Thursday 23 February 2023

Almach - Don't Look Back (2023)

Country: Afghanistan
Style: Atmospheric Black/Folk Metal
Rating: 7/10
Release Date: 22 Jan 2023
Sites: Bandcamp

After learning that FFOBR is a thing a couple of days ago, when reviewing Grandma's Ashes' debut album, I learned here that there's a thing in black metal where anonymous musicians using faked or borrowed photos falsely claim to be from Islamic countries. Mostly, they seem to choose Iraq, as Mulla, Janaza and Seeds of Iblis do, but تدنيس claims to be one Saudi Arabian woman and Almach claim to be from Afghanistan. Now, those others tend also to claim involvement with a movement called the Arabic Anti-Islamic Legion and may have ties to the NSBM community, but this one does not, as far as I can tell. So maybe Almach simply haven't been verified to be from Afghanistan and will be in due course.

Wherever they're from, this is drenched in middle eastern folk music, to the degree that whether they're playing these ethnic folk instruments and providing the varied folk voices or not may be a clincher on whether they're authentic or not. It could be that whoever's behind Almach is merely layering guitars, drums and vocals over the folk music of others and nobody's figured out any of the sources yet. Either way, it sounds fascinating, because it's not integrated in the way that folk metal tends to be, with pipers, fiddlers and hurdy-gurdists playing key roles in the band.

Here, the folk music is separate and, while it may overlap with the black metal, it always seems to be doing its own thing, making me wonder about if these musicians even know they're on a black metal album. Sometimes it's the only element there, as on the album's three minute intro, Path of the Night and a minute more into Wolf, the opening track proper. Then it launches confidently into black metal. The drums are furious but not hyperspeed, the guitars have a richer tone than I tend to hear in the genre and the vocals are fierce more than bleak, but it's clearly black metal. And then the folk music returns as the metal cools off.

And so we go. It's a tasty mix, the contrast in styles a fascinating one that's overt throughout the entire album, except when it shifts all the way over to one side, which happens surprisingly rarely. I'm always surprised by how black metal can merge with so many other wildly diverse genres, from ambient to bluegrass, while still maintaining its image as the anti-social family member hiding in the corner while everyone else pretends to get along. Check out Immortal Sun, for instance, when the folk side is ouds and flutes and lovely female vocals, but the guitar turns the theme into a riff and the drums speed up the tempo. This is the most integrated song on the album, I think, but it's still surely metal musicians playing over a recording.
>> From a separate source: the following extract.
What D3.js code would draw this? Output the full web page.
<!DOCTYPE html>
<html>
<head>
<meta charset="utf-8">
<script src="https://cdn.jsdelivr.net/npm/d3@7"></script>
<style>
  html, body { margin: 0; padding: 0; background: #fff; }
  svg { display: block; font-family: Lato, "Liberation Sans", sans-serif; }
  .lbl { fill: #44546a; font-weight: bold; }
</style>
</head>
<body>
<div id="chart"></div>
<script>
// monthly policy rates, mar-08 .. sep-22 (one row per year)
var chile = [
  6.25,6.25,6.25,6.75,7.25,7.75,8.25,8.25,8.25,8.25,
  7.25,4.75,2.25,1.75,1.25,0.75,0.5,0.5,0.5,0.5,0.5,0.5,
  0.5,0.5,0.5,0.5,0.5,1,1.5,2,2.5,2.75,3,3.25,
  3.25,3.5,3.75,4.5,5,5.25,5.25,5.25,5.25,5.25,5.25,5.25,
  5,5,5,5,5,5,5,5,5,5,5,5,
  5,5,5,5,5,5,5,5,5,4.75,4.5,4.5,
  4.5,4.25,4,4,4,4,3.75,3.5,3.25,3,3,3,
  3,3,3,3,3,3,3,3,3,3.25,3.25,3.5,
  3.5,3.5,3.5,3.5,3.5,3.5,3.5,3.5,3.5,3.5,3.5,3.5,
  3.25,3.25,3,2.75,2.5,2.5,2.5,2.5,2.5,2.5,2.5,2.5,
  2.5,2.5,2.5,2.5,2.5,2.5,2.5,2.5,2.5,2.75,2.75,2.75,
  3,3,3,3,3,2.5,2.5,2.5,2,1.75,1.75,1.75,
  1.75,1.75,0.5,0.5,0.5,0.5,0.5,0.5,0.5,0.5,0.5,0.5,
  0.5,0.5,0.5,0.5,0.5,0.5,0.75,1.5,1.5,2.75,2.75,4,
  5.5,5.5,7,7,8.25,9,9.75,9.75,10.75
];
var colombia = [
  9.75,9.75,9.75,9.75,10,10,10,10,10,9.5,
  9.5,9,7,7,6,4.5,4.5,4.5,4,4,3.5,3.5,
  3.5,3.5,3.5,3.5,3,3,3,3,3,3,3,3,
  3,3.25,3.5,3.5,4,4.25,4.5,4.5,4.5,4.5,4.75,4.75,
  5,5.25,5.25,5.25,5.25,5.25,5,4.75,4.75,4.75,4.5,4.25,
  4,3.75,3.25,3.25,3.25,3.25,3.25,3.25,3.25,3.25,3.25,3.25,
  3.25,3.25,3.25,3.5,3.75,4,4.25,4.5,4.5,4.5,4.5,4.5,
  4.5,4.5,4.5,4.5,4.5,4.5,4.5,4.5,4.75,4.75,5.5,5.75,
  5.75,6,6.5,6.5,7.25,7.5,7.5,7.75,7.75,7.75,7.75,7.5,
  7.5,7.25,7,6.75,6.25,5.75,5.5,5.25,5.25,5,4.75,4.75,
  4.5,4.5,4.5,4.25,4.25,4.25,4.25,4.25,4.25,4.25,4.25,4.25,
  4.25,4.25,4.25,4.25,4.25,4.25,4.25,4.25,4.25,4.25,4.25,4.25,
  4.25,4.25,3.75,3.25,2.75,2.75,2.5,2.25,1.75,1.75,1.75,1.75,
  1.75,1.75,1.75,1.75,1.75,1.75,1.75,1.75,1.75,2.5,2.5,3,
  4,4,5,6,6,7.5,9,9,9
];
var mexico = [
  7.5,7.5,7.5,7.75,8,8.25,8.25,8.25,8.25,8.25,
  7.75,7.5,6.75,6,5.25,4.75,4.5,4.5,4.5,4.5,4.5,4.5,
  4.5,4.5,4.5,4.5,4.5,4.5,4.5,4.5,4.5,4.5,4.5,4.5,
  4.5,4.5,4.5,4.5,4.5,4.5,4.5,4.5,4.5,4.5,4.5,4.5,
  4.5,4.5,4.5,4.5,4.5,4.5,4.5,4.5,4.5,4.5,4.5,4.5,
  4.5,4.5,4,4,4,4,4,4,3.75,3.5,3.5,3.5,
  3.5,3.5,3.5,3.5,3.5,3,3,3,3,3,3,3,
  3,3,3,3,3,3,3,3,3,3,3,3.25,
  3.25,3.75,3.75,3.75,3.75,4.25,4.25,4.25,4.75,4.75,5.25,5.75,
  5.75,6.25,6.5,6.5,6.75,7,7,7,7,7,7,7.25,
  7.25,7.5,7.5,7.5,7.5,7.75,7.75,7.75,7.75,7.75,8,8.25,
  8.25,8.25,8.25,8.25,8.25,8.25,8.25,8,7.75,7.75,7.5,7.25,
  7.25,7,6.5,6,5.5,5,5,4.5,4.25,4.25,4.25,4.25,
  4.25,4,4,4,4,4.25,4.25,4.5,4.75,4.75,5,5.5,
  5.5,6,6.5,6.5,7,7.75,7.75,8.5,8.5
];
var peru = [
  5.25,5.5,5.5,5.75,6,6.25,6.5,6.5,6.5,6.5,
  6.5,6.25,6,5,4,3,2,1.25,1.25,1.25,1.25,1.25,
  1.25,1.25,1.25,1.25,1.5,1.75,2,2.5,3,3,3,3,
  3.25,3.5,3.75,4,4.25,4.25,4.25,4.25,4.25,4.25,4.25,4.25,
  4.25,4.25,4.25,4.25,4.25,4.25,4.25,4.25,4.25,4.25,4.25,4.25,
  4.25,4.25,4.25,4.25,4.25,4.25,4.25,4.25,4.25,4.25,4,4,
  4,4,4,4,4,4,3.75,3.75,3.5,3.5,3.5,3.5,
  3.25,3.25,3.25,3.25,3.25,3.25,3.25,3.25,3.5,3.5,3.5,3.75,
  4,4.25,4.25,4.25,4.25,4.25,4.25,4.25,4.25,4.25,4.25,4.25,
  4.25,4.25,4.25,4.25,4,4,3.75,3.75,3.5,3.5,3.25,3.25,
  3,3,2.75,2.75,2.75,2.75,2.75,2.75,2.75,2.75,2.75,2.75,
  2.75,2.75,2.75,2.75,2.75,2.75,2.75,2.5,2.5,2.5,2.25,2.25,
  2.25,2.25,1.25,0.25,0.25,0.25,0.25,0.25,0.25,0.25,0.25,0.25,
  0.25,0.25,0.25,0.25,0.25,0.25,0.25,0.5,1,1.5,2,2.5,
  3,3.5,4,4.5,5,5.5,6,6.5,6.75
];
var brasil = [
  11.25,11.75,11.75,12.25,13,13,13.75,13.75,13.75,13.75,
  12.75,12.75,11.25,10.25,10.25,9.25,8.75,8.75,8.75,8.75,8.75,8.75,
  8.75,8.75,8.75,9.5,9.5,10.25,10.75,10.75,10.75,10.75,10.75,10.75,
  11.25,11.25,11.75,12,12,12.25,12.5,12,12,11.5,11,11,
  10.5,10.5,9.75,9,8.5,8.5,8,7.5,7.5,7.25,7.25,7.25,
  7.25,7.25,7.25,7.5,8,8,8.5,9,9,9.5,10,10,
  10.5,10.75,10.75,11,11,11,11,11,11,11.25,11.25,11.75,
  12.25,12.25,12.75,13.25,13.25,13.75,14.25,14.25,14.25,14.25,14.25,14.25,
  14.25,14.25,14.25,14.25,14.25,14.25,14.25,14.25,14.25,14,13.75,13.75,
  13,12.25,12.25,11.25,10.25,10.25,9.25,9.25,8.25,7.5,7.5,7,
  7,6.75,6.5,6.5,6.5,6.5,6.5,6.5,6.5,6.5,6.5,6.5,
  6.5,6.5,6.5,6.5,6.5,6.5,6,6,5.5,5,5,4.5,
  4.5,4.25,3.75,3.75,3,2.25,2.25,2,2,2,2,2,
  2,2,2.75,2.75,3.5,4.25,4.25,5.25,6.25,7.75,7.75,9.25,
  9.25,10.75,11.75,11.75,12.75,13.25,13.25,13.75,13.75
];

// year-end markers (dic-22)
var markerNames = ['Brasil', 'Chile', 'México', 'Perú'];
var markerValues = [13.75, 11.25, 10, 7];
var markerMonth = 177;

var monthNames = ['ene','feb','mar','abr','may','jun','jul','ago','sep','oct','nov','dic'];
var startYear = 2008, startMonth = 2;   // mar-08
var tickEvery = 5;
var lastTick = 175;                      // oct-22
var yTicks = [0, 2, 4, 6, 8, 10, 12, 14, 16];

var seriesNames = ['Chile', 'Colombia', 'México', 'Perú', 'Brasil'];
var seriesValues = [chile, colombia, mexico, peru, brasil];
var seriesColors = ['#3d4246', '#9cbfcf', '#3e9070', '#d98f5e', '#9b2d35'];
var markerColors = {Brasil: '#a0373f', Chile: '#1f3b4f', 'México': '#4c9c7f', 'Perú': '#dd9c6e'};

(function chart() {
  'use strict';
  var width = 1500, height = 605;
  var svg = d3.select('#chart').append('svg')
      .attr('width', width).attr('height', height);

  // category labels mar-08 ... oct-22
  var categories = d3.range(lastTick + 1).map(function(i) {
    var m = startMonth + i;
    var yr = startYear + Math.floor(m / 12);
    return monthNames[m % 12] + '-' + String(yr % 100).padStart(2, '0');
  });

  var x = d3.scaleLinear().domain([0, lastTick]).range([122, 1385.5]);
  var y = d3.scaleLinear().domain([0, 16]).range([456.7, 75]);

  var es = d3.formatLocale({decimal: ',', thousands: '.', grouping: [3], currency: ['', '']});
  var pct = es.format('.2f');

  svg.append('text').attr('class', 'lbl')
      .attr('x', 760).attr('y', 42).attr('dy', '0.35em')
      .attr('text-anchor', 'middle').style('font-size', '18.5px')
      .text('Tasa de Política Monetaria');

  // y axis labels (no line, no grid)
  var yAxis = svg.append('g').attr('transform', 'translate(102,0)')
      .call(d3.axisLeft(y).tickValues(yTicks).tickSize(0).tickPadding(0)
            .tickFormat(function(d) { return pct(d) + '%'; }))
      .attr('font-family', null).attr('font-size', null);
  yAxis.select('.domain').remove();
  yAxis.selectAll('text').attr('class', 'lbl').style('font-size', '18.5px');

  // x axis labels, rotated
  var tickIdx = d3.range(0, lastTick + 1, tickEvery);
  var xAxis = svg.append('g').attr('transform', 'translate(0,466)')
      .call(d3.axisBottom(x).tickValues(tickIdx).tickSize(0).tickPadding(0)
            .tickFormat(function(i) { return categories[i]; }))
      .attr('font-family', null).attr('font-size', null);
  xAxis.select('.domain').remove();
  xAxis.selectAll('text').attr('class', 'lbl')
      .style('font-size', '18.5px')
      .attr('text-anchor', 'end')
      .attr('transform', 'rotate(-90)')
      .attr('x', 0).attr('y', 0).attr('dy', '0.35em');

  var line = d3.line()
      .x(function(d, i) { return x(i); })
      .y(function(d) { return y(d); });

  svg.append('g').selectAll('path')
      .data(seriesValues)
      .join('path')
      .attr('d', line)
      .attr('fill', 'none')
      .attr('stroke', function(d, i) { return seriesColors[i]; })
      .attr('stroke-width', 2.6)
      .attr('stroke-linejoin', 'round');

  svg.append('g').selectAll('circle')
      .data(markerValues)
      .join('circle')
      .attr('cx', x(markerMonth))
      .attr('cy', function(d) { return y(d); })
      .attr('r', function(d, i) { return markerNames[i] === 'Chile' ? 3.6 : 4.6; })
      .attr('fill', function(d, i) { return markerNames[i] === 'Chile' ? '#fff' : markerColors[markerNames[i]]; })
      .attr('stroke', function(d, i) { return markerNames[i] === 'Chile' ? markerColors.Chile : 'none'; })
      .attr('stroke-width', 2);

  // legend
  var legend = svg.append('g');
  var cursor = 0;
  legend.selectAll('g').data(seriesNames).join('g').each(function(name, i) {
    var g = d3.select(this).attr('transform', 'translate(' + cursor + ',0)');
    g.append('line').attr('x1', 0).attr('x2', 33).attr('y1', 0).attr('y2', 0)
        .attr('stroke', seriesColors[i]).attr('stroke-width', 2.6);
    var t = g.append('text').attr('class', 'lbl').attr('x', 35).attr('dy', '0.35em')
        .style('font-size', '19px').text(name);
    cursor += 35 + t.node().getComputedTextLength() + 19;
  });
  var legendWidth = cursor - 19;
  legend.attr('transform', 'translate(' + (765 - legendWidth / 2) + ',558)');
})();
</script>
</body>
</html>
They just do it well here.

What surprised me most, after how much the initial sound relies on that musical contrast and how much folk music there is here, is how the black metal varies in intensity. It's fast, of course, but it's slow or mid-tempo for black metal. Only Three Steps Beyond the Horizon has frenetic blastbeats to help generate a wall of sound. It sounds great, but it feels extreme given the pace the guitars and drums take elsewhere on the album. Given that it provides an even greater contrast, I do wonder why Almach didn't take that approach more often.

While I keep questioning the authenticity of this, because it really does sound like I wandered into a public park and discovered a performance by Islamic folk musicians, only for a fully electric black metal band to start up under the next ramada over, with the two weirdly compatible and with one rarely drowning out the other, I like it a lot. The most obvious negative for me is the keyboards on early songs like Wolf, which sound simplistic and obvious, as if they'd taught me a three note motif and suddenly I'm in the band like Mr. Bean was in the London Symphony Orchestra at the Olympics in London. Hey, I completed a level on Guitar Hero yesterday. I'm a musician, right?

I should add that Ritual feels out of place. Everything here is middle eastern and Islamic, from the instrumentation to the melodies, except for Ritual, which mostly feels Celtic. It's driven by violin, soft piano and eventually harp, with soft female vocalisations that feel less like call to prayer and more like Enya covering Dead Can Dance. Or vice versa. It sounds pretty good, but it sounds like a song from another album, one recorded by a band who aren't from Afghanistan.

At the end of the day, it doesn't matter where Almach are from. I could imagine them turning out to be one white dude in a basement in Inverness creating something he feels sounds interesting, a thought I'd echo. I could also imagine this being one Afghani with a sizeable collection of folk CDs and a love for the local sounds of Kabul, releasing four albums in four years without ever leaving his house, plus a couple of EPs. Either way, it feels to me like it's one multi-instrumentalist and I'm impressed by his originality.